PAFURI CAMP, KRUGER NATIONAL PARK



HAIR EATING SPIDER

I must admit that I’m afraid of spiders.  But my fear has been greatly reduced by my experiences staying in 5 bush camps (15 days) while we were in Africa for 19 days.  It was a matter of face your greatest fears or pack up and go home, which definitely was not an option.

My husband and I arrived in Johannesburg, South Africa, after two VERY LONG overnight flights from San Diego via London.  From O. R. Tambo International Airport we boarded vans to drive to a smaller airport for our flight of several hours in a 12 passenger plane to Kruger National Park.

This was the “Cadillac” of bush camps and one we would always fondly remember as the quality of the “bush tents” in the next 4 camps paled in comparison.  These different bush tents all had one thing in common…….lots of open spaces around all the plumbing in the bathrooms where the pipes came into the tents.  In some tents the floorboards had half inch spaces between them.  And they were all in the bush where creepy crawly things can enter, and enter they did!

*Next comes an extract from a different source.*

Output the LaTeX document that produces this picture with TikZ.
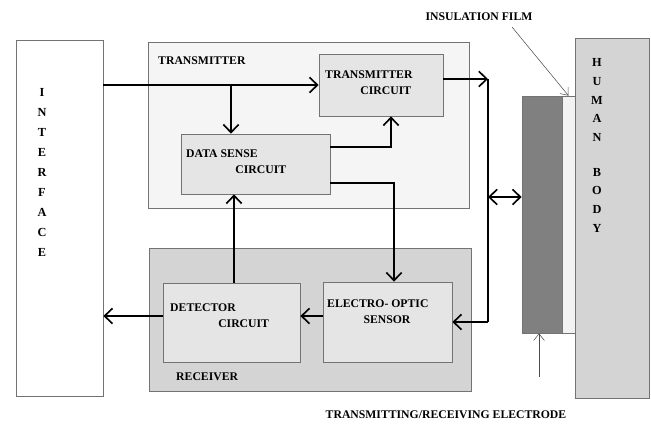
\documentclass[tikz,border=0pt]{standalone}
\usepackage{fontspec}
\setmainfont{Liberation Serif}
\usetikzlibrary{arrows.meta,positioning,calc,fit}

\begin{document}
\begin{tikzpicture}[
  x=0.03cm,y=-0.03cm,
  font=\bfseries\fontsize{10}{13.5}\selectfont,
  >={Straight Barb[length=2.4mm,width=4.6mm]},
  blk/.style={draw=black!55, line width=0.6pt, inner sep=0pt},
  lab/.style={align=left, inner sep=0pt, text=black},
  vlab/.style={align=center, inner sep=0pt, text=black},
  flow/.style={->, line width=1.4pt},
  bus/.style={line width=1.4pt},
  thinflow/.style={-{Straight Barb[length=2mm,width=3.2mm]}, line width=0.45pt, draw=black!70},
]
\useasboundingbox (0,0) rectangle (651,434);

%% ---------- INTERFACE ----------
\node[blk, fill=white, fit={(16,40)(103,396)}] (iface) {};
\node[vlab, font=\bfseries\fontsize{10.5}{17.1}\selectfont] (ifacet) at (42,172.5)
  {I\\N\\T\\E\\R\\F\\A\\C\\E};

%% ---------- TRANSMITTER ----------
\node[blk, fill=black!4, fit={(148,42)(469,208)}] (tx) {};
\node[lab, anchor=west] (txlab) at (158,61) {TRANSMITTER};
\node[blk, fill=black!10, fit={(319,54)(443,116)}] (txc) {};
\node[lab, anchor=west] (txct) at (325,82.5) {TRANSMITTER\\\hspace*{30pt}CIRCUIT};
\node[blk, fill=black!10, fit={(181,134)(330,194)}] (dsc) {};
\node[lab, anchor=west] (dsct) at (186,161.5) {DATA SENSE\\\hspace*{42pt}CIRCUIT};

%% ---------- RECEIVER ----------
\node[blk, fill=black!17, fit={(149,248)(471,391)}] (rx) {};
\node[lab, anchor=west] (rxlab) at (176,377) {RECEIVER};
\node[blk, fill=black!10, fit={(163,283)(300,362)}] (det) {};
\node[lab, anchor=west] (dett) at (170,315.5) {DETECTOR\\\hspace*{41pt}CIRCUIT};
\node[blk, fill=black!10, fit={(323,282)(452,362)}] (eos) {};
\node[lab, anchor=west] (eost) at (327,312) {ELECTRO- OPTIC\\\hspace*{31pt}SENSOR};

%% ---------- ELECTRODE + BODY ----------
\node[blk, fill=black!50, fit={(522,96)(562,333)}] (elec) {};
\node[blk, fill=black!5, fit={(562,96)(575,333)}] (film) {};
\node[blk, fill=black!17, fit={(575,38)(649,398)}] (body) {};
\node[vlab, font=\bfseries\fontsize{10.5}{16}\selectfont] (bodyt) at (597,145.5)
  {H\\U\\M\\A\\N\\[13.5pt]B\\O\\D\\Y};

%% ---------- CONNECTORS ----------
\coordinate (split) at (231,85);
\draw[flow] (iface.east |- split) -- (split -| txc.west);
\draw[flow] (split) -- (split |- dsc.north);
\draw[flow] ($(dsc.east)+(0,-17)$) -| ($(txc.south)+(10,0)$);
\draw[flow] ($(dsc.east)+(0,19)$) -| ($(eos.north)+(6.5,0)$);
\coordinate (bustop) at (488,79);
\coordinate (busmid) at (488,197);
\coordinate (busbot) at (488,322);
\draw[flow] (txc.east |- bustop) -- (bustop);
\draw[bus] (bustop) -- (busbot);
\draw[flow] (busbot) -- (eos.east);
\draw[flow, <->] (busmid) -- (busmid -| elec.west);
\draw[flow] ($(det.north)+(2.5,0)$) -- ($(dsc.south)+(-21.5,0)$);
\draw[flow] ($(eos.west)+(0,-6)$) -- ($(det.east)+(0,-6.5)$);
\coordinate (detout) at ($(det.west)+(0,-6.5)$);
\draw[flow] (detout) -- (detout -| iface.east);

%% ---------- CALLOUTS ----------
\node[vlab] (filmlab) at (479,17) {INSULATION FILM};
\coordinate (filmtail) at (512,27);
\draw[thinflow] (filmtail) -- (film.north);
\coordinate (elecfoot) at (539,377);
\draw[thinflow] (elecfoot) -- (elecfoot |- elec.south);
\node[vlab] (eleclab) at (446,415) {TRANSMITTING/RECEIVING ELECTRODE};
\end{tikzpicture}
\end{document}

Which brings me to the story of the “hair eating spider”.  On our very first morning in Africa my husband and I were busy getting ready to meet our group of 10 travelers and go on our first of many morning game drives.  I was dressed but still barefoot and standing next to the bed.  All of a sudden this huge brown hairy spider with at least a hundred (?) legs came out of nowhere and ran right across my bare foot and quickly disappeared under the bed.  I let out an ear-piercing scream and my husband came running into the room thinking a lion had attacked me in our tent.  He immediately wanted to look under the bed to find the spider.  I strictly forbid him to even peek under there.  All I could think about was that we had to sleep in that bed for a week and I really didn’t want to know what was lurking beneath it.  I had to suck up one of my biggest fears and be brave or I wouldn’t enjoy this trip of a lifetime.

When we met our small group that morning I told the guide my story and he laughed and said, “Oh don’t worry about that, it’s just a hair eating spider and it’s not dangerous.”  Of course I knew he was kidding so I laughed too.  

That week in Kruger I never saw the hair eating spider again, but every single night when we got into bed with the mosquito netting all around it I prayed that the spider was on the outside of it and not waiting for me to fall asleep so he could enjoy himself.  

On the last day in Kruger I asked our guide, "You were just joking with me about the hair eating spider, right?"  Straight-faced he answered, "Oh no, there really is such a thing as a hair eating spider."  I'm not sure if he was telling me the truth or still kidding around, but I was very glad to be leaving there.


And that was just the beginning of my numerous close encounters with spiders of many sizes on our trip.  I learned to coexist with them as well as lots of other insects that made there way into our tents.